Problem statement
Take the line containing "Give me the matplotlib source for this chart.", the line containing "from matplotlib.ticker import", and all lines between them, and transcribe them exactly. Leave out pictures.

— BEGIN —

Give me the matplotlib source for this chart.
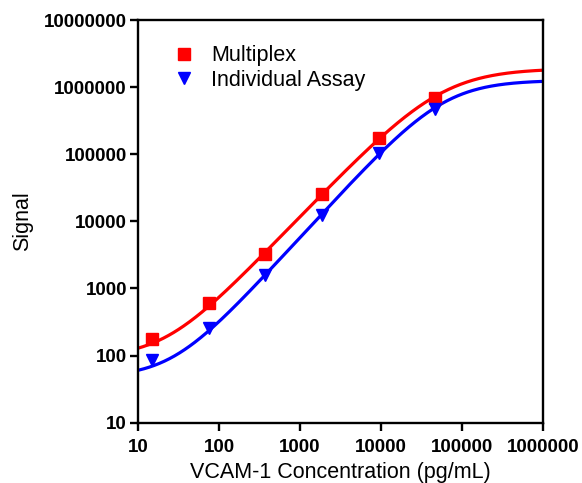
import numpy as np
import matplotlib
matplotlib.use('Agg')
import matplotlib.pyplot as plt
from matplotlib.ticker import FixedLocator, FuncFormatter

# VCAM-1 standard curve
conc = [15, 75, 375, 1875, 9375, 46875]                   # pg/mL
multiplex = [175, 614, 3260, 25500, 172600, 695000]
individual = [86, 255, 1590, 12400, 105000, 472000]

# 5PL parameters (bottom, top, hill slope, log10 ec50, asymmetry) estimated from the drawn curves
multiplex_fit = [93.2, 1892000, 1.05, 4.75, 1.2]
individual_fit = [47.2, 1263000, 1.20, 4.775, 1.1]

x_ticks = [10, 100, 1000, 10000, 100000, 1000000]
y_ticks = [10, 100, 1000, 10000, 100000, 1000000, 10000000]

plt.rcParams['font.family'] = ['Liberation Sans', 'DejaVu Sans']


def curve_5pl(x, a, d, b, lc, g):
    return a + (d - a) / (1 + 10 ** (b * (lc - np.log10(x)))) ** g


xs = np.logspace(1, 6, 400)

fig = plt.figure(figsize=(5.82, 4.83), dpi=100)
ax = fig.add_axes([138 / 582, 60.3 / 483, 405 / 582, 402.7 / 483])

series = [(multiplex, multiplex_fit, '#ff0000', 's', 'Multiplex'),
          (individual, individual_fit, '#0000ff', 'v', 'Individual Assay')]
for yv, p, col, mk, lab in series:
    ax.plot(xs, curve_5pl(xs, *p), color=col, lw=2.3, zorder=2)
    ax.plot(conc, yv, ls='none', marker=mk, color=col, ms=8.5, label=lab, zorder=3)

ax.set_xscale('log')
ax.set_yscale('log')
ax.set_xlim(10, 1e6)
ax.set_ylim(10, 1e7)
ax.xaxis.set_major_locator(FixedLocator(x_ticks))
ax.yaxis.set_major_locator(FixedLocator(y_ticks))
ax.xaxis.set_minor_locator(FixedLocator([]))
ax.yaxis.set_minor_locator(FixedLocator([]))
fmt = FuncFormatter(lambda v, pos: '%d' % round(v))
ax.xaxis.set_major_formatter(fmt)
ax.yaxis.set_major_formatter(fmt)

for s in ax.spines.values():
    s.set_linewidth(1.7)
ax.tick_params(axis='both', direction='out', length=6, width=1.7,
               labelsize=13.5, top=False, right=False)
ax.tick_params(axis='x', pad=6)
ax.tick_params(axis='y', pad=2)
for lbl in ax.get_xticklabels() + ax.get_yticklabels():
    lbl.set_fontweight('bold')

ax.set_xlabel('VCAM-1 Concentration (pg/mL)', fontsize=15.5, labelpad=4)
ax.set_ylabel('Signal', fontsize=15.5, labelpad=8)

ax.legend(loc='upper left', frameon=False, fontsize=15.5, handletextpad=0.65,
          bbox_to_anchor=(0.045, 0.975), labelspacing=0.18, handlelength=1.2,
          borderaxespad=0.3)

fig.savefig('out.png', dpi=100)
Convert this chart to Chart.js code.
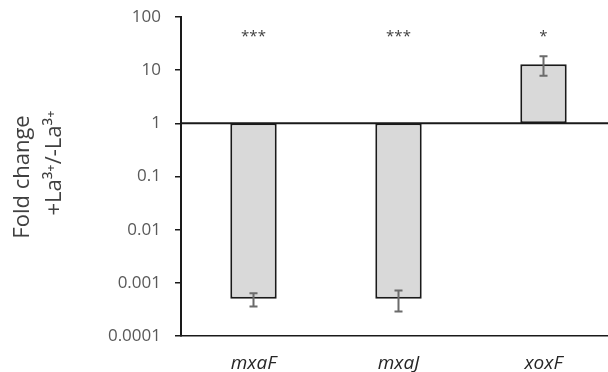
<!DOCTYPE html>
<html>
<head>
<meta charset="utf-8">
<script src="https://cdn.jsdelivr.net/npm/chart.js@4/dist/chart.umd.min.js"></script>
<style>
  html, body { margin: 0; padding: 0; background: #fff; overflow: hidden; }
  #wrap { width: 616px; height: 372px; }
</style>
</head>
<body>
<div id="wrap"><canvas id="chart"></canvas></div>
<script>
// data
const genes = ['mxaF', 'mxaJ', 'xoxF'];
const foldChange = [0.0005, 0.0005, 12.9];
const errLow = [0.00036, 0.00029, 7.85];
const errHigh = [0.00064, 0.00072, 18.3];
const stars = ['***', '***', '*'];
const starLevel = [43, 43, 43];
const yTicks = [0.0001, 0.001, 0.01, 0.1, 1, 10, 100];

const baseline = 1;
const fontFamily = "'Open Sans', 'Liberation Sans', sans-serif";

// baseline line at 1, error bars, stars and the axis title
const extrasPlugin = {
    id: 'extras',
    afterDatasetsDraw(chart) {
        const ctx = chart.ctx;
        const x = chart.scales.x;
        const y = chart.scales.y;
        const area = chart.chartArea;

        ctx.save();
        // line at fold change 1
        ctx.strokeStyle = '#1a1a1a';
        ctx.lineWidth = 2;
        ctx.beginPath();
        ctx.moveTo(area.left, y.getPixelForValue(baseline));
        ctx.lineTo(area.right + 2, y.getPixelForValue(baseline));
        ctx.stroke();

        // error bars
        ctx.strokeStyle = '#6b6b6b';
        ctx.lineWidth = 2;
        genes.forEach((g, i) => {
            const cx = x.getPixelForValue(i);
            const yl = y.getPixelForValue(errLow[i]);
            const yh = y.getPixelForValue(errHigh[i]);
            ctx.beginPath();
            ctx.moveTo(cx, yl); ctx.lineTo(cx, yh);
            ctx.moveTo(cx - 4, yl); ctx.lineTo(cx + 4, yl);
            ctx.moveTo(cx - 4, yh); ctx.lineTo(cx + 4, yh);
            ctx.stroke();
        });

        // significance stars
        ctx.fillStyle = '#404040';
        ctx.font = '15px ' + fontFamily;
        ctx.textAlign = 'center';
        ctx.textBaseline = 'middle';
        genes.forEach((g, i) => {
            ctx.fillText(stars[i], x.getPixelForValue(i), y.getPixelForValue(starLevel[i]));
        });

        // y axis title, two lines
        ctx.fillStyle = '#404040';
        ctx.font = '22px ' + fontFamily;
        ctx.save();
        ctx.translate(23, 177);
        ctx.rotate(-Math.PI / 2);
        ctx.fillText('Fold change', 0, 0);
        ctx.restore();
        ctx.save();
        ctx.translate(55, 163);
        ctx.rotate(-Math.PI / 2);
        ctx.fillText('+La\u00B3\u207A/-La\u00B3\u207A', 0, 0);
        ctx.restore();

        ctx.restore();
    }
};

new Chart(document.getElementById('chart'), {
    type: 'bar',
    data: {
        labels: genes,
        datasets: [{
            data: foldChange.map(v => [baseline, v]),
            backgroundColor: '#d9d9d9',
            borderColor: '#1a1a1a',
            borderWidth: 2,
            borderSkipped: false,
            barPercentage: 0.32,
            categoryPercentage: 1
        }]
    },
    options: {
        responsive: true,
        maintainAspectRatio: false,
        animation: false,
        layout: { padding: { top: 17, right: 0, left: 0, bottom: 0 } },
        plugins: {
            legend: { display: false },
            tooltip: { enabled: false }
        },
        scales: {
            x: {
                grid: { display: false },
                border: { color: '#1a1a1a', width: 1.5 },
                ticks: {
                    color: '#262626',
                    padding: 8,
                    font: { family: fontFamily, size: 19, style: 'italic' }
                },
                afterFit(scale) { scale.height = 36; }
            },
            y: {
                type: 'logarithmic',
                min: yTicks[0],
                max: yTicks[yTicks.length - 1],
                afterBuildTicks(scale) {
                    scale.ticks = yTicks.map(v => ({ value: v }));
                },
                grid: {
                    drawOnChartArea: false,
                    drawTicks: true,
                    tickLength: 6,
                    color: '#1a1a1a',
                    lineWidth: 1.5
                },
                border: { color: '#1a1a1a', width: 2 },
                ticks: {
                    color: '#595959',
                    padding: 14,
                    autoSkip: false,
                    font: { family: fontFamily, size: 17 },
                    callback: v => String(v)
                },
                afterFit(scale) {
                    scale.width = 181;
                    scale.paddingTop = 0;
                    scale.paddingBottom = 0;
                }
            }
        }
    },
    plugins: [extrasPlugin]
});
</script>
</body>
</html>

— END —
— BEGIN —

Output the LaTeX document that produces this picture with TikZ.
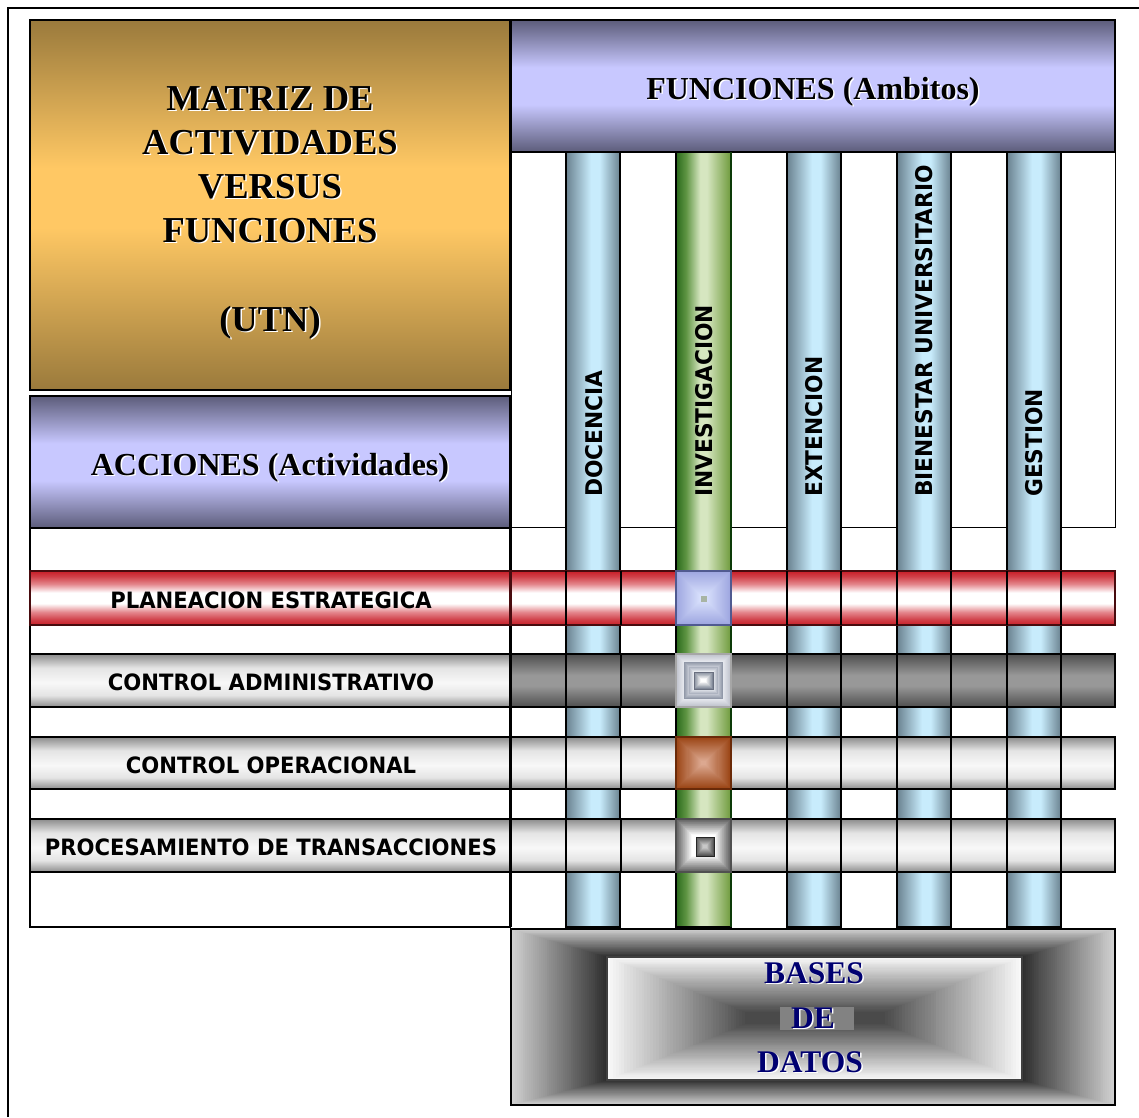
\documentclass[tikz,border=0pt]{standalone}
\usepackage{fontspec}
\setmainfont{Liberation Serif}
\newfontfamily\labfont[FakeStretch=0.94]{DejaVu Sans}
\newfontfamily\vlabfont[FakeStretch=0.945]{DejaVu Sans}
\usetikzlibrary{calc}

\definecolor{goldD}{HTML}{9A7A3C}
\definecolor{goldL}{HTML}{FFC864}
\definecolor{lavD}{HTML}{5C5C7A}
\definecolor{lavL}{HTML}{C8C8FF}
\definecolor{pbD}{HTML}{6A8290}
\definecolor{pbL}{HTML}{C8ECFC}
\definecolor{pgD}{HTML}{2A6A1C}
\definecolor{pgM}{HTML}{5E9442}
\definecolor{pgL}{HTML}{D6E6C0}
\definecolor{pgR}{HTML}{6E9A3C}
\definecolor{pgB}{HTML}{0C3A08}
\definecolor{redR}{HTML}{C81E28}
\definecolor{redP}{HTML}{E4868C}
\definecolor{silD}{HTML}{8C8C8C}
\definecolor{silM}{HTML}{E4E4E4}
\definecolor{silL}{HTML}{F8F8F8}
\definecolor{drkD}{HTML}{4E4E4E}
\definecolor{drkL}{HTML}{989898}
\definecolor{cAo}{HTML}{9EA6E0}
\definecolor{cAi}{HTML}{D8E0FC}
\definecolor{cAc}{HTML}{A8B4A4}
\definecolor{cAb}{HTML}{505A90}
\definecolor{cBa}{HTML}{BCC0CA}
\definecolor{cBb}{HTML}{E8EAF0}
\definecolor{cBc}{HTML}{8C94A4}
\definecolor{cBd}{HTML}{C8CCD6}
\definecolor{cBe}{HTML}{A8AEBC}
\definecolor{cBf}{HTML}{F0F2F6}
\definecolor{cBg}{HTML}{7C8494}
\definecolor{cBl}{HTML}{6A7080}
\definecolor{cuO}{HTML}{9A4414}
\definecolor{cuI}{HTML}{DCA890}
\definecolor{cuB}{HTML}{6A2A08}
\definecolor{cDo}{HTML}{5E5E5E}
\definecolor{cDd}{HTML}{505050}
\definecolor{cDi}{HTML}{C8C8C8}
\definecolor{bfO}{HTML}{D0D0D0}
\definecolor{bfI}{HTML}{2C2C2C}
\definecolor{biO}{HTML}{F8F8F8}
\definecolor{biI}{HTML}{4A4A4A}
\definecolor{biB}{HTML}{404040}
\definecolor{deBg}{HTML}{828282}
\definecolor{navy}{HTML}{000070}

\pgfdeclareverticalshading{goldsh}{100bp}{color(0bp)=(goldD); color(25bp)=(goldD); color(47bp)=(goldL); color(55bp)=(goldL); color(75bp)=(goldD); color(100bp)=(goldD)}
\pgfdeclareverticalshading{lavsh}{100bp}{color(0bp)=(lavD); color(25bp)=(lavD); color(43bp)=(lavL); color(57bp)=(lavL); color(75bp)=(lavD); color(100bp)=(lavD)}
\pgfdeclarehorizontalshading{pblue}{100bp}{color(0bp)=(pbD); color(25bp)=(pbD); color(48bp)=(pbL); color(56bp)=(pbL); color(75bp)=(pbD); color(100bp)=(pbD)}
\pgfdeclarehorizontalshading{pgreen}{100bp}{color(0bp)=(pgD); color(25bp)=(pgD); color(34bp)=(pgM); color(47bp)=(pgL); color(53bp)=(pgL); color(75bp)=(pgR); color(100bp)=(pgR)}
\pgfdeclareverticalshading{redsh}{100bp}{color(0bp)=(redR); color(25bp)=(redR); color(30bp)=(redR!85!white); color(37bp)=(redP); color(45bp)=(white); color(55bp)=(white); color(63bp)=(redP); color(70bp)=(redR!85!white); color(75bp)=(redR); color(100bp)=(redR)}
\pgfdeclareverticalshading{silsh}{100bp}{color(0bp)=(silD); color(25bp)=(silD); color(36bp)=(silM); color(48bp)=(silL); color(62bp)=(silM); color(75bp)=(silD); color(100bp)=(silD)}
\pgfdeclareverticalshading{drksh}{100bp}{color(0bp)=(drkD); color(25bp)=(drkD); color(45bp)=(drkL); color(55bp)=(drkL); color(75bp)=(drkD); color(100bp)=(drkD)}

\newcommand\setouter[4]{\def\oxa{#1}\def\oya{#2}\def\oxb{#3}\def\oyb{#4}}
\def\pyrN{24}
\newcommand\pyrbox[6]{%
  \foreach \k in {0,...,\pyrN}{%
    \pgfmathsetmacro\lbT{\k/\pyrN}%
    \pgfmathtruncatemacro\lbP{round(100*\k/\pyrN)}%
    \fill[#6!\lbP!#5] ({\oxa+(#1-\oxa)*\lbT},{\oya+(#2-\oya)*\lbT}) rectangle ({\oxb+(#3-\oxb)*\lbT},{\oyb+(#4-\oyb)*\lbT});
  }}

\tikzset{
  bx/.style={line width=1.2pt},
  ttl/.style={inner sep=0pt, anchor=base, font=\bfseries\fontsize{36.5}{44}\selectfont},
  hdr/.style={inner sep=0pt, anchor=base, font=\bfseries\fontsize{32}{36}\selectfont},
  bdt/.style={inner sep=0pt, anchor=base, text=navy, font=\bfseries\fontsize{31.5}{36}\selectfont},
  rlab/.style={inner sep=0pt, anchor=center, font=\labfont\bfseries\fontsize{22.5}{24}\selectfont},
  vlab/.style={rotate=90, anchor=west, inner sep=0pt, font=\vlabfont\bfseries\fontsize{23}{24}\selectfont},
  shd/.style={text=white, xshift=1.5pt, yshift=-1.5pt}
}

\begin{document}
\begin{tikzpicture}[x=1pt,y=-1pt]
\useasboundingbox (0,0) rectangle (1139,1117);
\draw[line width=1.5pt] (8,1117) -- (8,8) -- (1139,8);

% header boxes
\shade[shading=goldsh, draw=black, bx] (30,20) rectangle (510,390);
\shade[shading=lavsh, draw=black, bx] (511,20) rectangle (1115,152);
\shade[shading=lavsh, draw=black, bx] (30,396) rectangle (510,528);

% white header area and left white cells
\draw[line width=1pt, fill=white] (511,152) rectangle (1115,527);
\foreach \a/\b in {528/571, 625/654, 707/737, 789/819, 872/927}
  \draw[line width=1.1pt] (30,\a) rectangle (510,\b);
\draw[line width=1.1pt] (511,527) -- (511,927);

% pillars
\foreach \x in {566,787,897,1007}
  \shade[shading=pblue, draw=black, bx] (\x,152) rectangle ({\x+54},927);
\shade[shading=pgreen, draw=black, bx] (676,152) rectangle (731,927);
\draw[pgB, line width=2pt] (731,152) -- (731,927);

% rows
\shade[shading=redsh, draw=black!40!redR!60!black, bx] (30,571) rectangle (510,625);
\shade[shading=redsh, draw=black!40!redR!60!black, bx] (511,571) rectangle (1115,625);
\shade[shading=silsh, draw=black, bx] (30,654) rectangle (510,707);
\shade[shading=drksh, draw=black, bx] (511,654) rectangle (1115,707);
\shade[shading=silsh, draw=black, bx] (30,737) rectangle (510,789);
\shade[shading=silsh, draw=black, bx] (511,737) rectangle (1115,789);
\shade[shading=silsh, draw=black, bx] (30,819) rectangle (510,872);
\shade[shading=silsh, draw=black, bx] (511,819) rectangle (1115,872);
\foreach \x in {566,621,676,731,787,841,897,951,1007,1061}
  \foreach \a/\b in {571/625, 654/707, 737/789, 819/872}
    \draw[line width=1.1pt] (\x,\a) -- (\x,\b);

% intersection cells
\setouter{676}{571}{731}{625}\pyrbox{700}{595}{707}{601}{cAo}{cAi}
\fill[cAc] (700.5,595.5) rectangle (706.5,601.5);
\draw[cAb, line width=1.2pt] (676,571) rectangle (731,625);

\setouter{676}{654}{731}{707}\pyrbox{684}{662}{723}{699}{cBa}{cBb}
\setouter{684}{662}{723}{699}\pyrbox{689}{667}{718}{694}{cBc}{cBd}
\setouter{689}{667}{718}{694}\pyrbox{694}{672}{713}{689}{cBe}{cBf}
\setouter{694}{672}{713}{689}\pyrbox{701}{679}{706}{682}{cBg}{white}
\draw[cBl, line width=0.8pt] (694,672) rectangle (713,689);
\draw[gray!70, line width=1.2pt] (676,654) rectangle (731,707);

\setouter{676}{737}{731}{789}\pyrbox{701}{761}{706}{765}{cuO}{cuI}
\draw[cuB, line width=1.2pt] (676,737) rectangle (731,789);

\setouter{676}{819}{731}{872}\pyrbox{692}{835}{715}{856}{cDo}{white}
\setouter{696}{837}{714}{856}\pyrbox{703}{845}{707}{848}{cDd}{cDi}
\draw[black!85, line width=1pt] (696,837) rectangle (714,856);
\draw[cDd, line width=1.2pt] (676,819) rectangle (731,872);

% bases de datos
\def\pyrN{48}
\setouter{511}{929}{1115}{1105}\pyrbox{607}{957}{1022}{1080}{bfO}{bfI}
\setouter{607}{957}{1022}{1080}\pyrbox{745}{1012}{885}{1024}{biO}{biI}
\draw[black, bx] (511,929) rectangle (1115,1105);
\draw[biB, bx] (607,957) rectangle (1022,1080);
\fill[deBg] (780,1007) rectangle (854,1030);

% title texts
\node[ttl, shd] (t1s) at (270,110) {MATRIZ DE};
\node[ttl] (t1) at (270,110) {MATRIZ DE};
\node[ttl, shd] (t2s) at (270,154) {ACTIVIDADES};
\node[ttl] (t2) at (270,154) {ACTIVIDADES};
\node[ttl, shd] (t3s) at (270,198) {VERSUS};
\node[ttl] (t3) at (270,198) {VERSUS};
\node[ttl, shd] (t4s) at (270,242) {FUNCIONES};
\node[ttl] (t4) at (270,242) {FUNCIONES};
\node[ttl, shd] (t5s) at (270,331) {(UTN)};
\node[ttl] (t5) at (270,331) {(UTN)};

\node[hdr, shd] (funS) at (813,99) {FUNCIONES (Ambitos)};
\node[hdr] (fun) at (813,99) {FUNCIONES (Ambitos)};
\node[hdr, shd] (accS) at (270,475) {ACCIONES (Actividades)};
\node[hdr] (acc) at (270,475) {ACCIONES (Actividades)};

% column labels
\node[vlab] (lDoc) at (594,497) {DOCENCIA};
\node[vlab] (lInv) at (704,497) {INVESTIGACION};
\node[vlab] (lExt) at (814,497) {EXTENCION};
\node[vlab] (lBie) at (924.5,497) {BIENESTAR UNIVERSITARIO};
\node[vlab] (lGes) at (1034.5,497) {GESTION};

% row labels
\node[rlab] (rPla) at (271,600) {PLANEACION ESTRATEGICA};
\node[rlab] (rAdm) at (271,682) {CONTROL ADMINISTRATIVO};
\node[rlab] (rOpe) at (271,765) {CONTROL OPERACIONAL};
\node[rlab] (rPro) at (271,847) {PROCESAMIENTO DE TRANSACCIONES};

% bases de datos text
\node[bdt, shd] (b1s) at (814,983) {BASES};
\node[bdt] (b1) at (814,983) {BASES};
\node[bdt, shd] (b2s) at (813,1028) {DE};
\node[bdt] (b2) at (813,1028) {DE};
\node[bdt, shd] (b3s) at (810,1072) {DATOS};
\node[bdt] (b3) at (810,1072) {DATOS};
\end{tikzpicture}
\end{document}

— END —

Response for this exercise
Give me the matplotlib source for this chart.
import numpy as np
import matplotlib
matplotlib.use('Agg')
import matplotlib.pyplot as plt
from matplotlib.ticker import FixedLocator, FuncFormatter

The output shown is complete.